To understand if we are able to obtain robustness against both pixel perturbations and SAEs, we repeated our experiments from earlier sections (§ 5.2); this time, we tuned the model robust to SAEs (obtained after 6000 iterations) using pixel perturbations for 6000 iterations - denoted Tuned (Pixel); we also tuned the model robust to pixel perturbations (obtained after 6000 iterations) using SAEs for 6000 iterations - denoted Tuned (SAE).

Model Tuned (SAE) Tuned (Pixel)
recall 93.2 91.7
mAP 73.8 65.7
(a) Validation set used: SAEs
Model Tuned (SAE) Tuned (Pixel)
recall 29.5 90.6
mAP 7.65 75.15
(b) Validation set used: pixel perturbations
Table 5: Performance of dual tuning (i.e. tuning a model robust to SAEs with pixel perturbations, and tuning a model robust to pixel perturbations with SAEs). The generality of pixel perturbations is masked by the specificity of SAEs (Table 4(b) - column 1).

We validated both the generated models against (a) SAEs, and (b) pixel perturbations.
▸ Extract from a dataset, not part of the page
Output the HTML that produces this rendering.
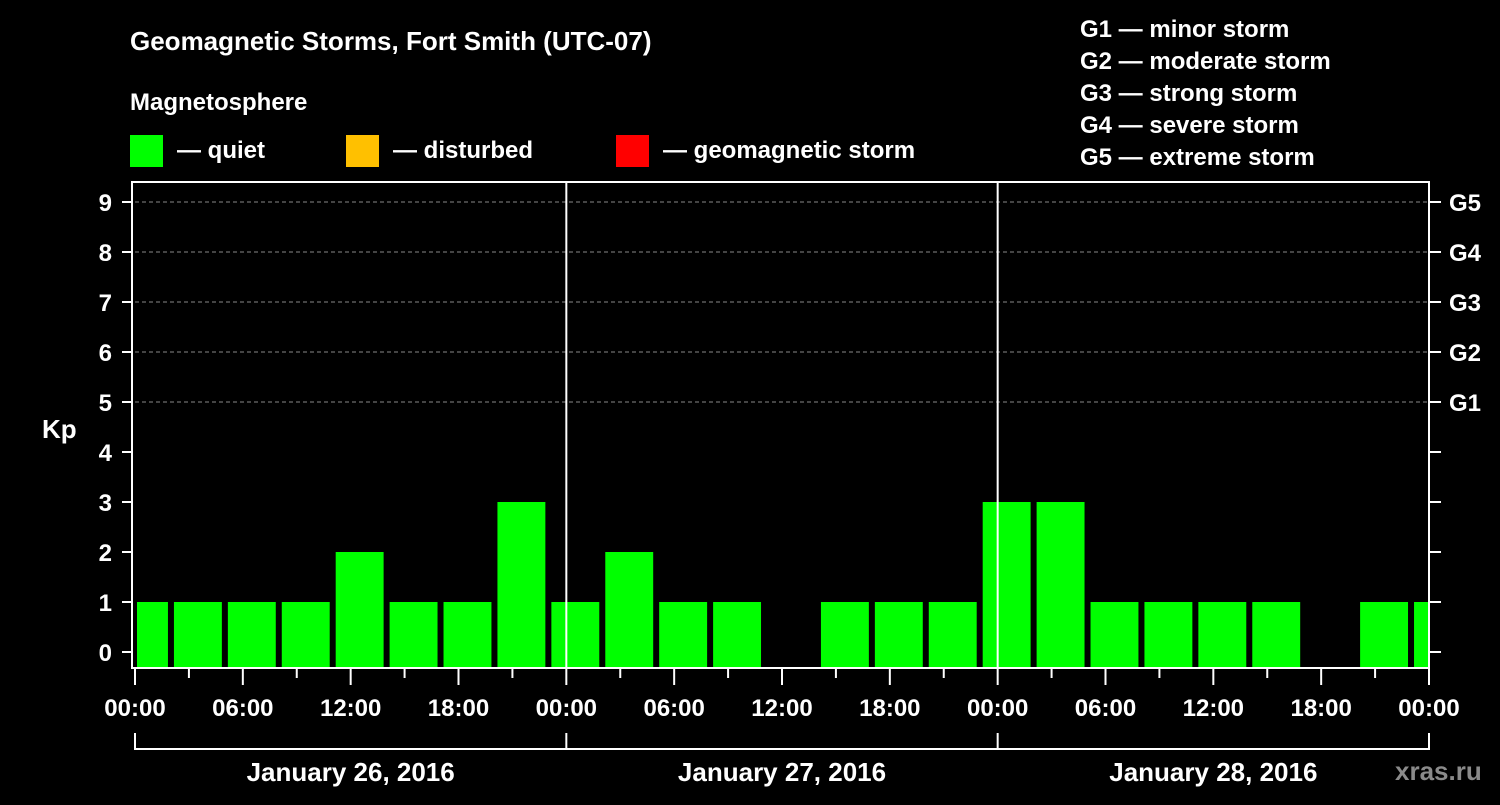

Our results are presented in Table 5. While the order of tuning did not greatly impact robustness in the face of SAEs, it had a direct impact for pixel perturbations (as evident from Table 4(b)). We explain the observation in Table 4(b)

using manifold learning. The detector is assumed to generalize over unobserved data on the data manifold. Due to the limited amount of sampling, the detector fails to generalize to SAEs lying on these uncovered regions; learning them aids generalization. Pixel perturbations, however, do not lie on the data manifold (due to its larger degree of freedom). Tuning the model using pixel perturbation is analogous to learning a thickened manifold (with the same uncovered regions as before). Now, if we tune this model, the detector learns uncovered regions in a thickened (and incorrect) manifold; this impacts generalization, further making it susceptible to pixel perturbations. Another intuition could be based on the generality of pixel perturbations; tuning first on such general perturbations impacts generalization 

(Tsipras et al., 2018). When such a model is tuned on SAEs, we gain generalization at the expense of robustness.